Love Food, Hate Spin

WRAP – the Waste Resources and Action Programme, which is responsible for the Love Food Hate Waste campaign – yesterday published new research showing that food waste in Britain had fallen by 13 per cent since 2006-07. The actual decrease, it said, was from 8.3 million tonnes to 7.2 million tonnes a year. The report was widely covered in the media.

Any reduction in waste is welcome. But is this fall significant, and are WRAP’s efforts responsible for it, as it suggests? That depends on what you make of the figures.

Its original report, The Food We Waste, published in 2008 and about which I raised some questions in June 2009, estimated that annual wastage of food in the UK was 6.7 million tonnes a year. If that figure was right, then food waste has actually risen rather than fallen in the intervening years.

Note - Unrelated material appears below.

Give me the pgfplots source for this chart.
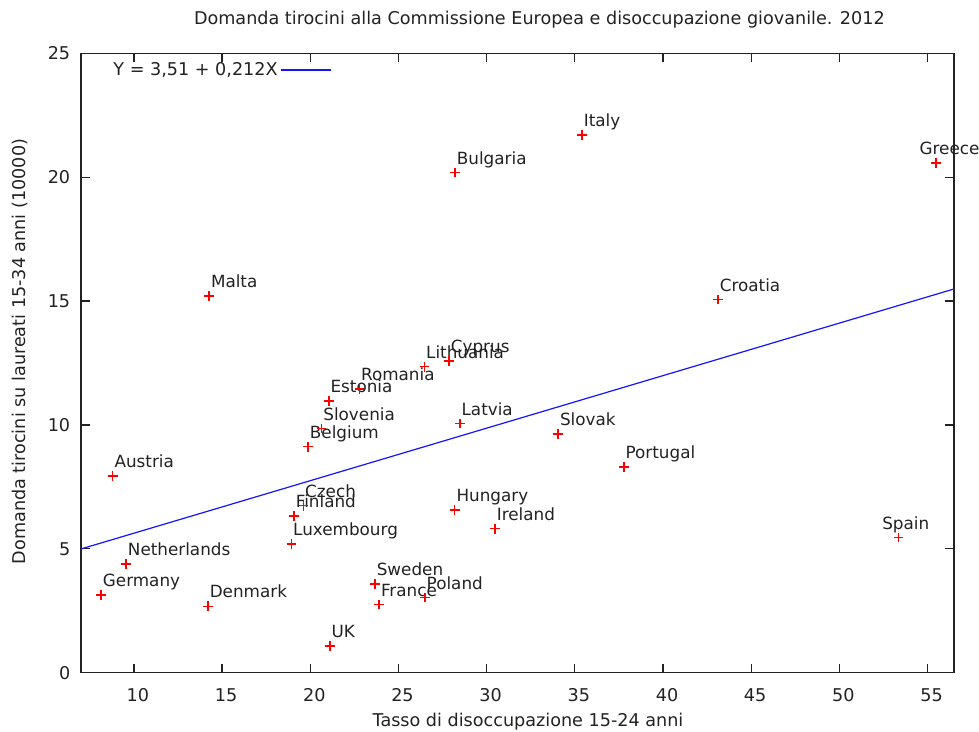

That report, now curiously difficult to find on WRAP’s website which is why I have provided an indirect link through a BBC story, formed the basis of the claim made in an advertising campaign that Britain wastes a third of the food it buys. The claim rested on two assumptions, first that items such as bones, apple cores and potato peelings should be included in the total – they are waste, certainly, but should we feel any guilt in throwing them away? The second was that waste be measured by value rather than by weight.

Some food waste really is unavoidable, even in the best-run kitchen. If you subtract that, total “avoidable” food waste in the 2008 report came down to just over 4 million tonnes a year, or 18.4 per cent by weight of food bought. Not a third, then, but less than a fifth.

The comparable figure in the new report, published yesterday, is 4.4 million tonnes. So, just like total waste, it looks as if avoidable waste has increased rather than diminished since the baseline was established.

What’s going on? On the fact of it, WRAP appears to be claiming that total food waste has increased from 6.7 to 8.3 million tonnes, then fallen to 7.2 million tonnes, all in the course of a few years. The answer is that in 2009 it produced another report, Household Food and Drink Waste in the UK, which upped the total by increasing the estimate of the food and drink that goes down the drain, and cannot easily be measured.

The estimate was tripled, from 0.6 million tonnes to 1.8 million tonnes a year, on the basis of research involving 300 participants who weighed or measured waste they were about to put down the sink.

The amount of waste that was fed to animals or put on a home compost heap was also increased, from 0.2 to 0.7 million tonnes a year. Why this should be regarded as waste, especially by a group such as WRAP whose website is filled with articles and advice about composting, is not clear. Waste fed to animals or composted is not waste at all, but a resource being put to a good purpose.

Anyway, this revision gave WRAP its baseline figure of 8.3 million tonnes, which it applied retrospectively to 2006-07, and against which it now claims progress.   

Yesterday’s report finds that waste collected by local authorities fell by 20 per cent since then, from 5.8 to 4.6 mt. Despite this decline, WRAP marginally increases the amount it believes went down the drain (from 1.8 to 1.9 mt) and the amount composted or fed to animals (from 0.69 to 0.70 mt).

Since 2006 the total purchases of food and drink, in and out of the home, have fallen by 9.4 per cent. Total waste, on WRAP’s figures, has fallen by 13 per cent, and avoidable waste by 10 per cent. So it looks as if the great majority of any decline that has taken place is the result of there simply being less to throw away.

There has been an increase in the proportion of people claiming in WRAP’s surveys that they throw away “none” or “hardly any” of the food they buy. But almost all this increase occurred before WRAP started campaigning, so it cannot claim to have changed behaviour.

It is very easy, then, to agree with the report’s conclusion: “It is unlikely that all of the reduction in food waste is the result of the work of WRAP, its partners and others active in the field of food waste reduction.”

Unfortunately, it then goes on to add: “However, the evidence presented in this report suggests that WRAP – and its work with its partners – has been a key influence on food waste levels”. That sounds like wishful thinking.

WRAP’s budget in 2010-11 was £100 million, about half of it from DEFRA and with contributions from the government and assemblies in Scotland, Wales and Northern Ireland. It faced a big cut in 2011-12, but DEFRA is still providing nearly £35 million. Money well spent, or possibly wasted?